There are several things that I’ve found helpful to prepared to preach with passion.

Pray

Prayer is always essential to preparation for preaching, and this is especially true when you want to preach with passion to your people.  Pray that God will open your heart to his heart for the people to whom you preach.  Pray that you will become excited about God’s message for your people.

Prepare

Of course, you are going to prepare for preaching.  There’s an old story about a preacher who got bored with his job, and so he decided to quit preparing to preach.  He was pretty gifted thinking on his feet, and pretty glib of tongue, so he would just get up on Sunday morning and talk for 15 minutes or so, wandering around whatever topic caught his fancy.  One Sunday morning someone came running back to where he was putting on his robe (a pretty liturgical church it was) with the message that the Bishop was in the congregation that day.

The preacher panicked, knowing that he couldn’t put one over on the bishop.  He went through the morning service, freshly aware of how bland his “sermon” was that morning.  The Bishop left without talking to him–something he considered a particularly bad omen.  So he wrote the Bishop a note saying, “I made a vow to God that I was not going to prepare, but would only preach what He gave me on Sunday morning.”  The next day came the Bishop’s response.  He said, “I release you from your vow.”

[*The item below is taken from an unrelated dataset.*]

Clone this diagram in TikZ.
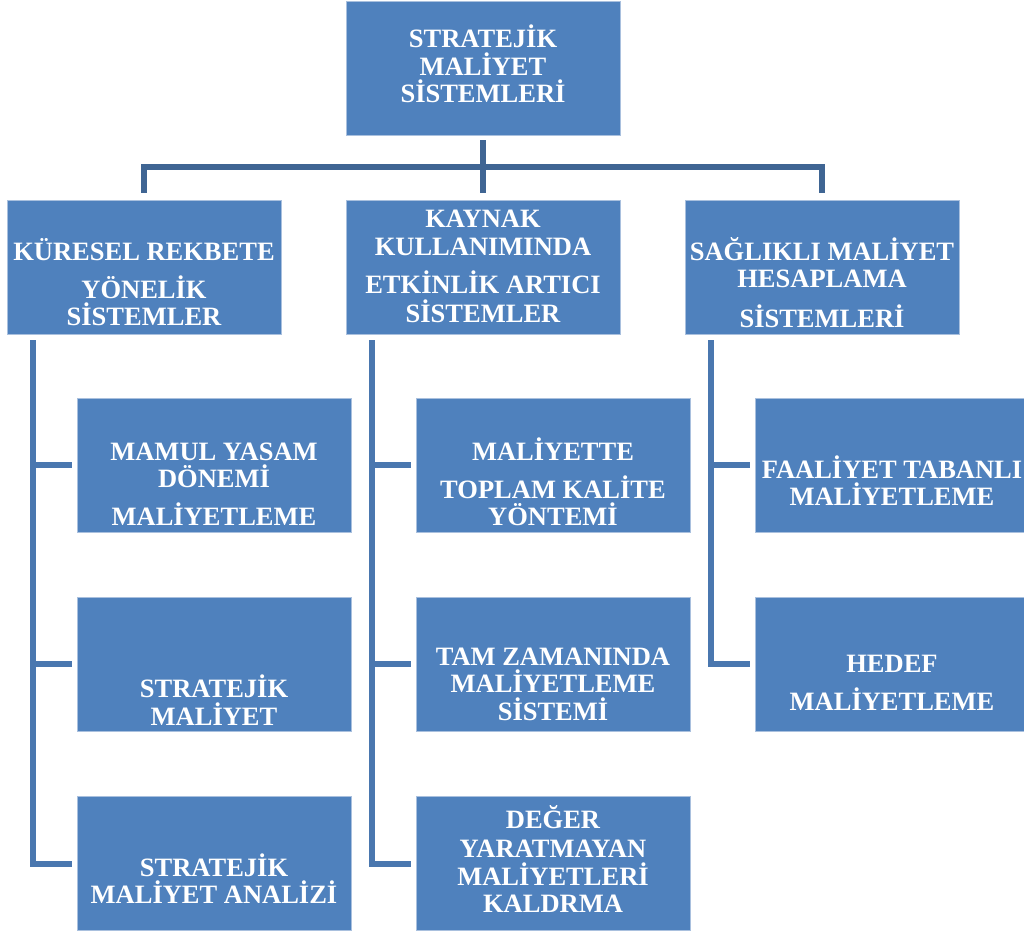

When I began preaching, I was a pretty boring preaching, as I’ve noted in an earlier post .  That changed one day when I was preparing a message, and got excited about the truth I was to present.  During my time of study, I looked for material that would not just inform people, but inspire them with God’s truth.  That search impacted my preparation.  I encourage you to do the same.

Present

Finally, I realized that I had to let myself go a little bit in my presentation.  I began to preach with an outline instead of a manuscript.  And I began to look at people as I shared with them what I genuinely felt was God’s message for them.

A Powerful Promise

God gives us a powerful promise in Hebrews 4:12, when he says, “For the word of God is alive and active.  Sharper than any double-edged sword, it penetrates even to dividing soul and spirit, joints and marrow; it judges the attitudes of the heart.”   And in Isaiah 55, we have this promise:

“As the rain and the snow
come down from heaven,
and do not return to it
without watering the earth
and making it bud and flourish,
so that it yields seed for the sower and bread for the eater,
11 so is my word that goes out from my mouth:
It will not return to me empty,
but will accomplish what I desire
and achieve the purpose for which I sent it.”

Ed Rowell, in his book, Preaching with Spiritual Passion, tells about the time he preached on gossip in the church.  That week, a woman in his church who was one of the primary gossipers got very sick.  That event changed Rowell’s preaching.  He realized that God’s word is powerful.  He began to anticipate what God would do with the message he had prepared, and that gave him passion in his preaching.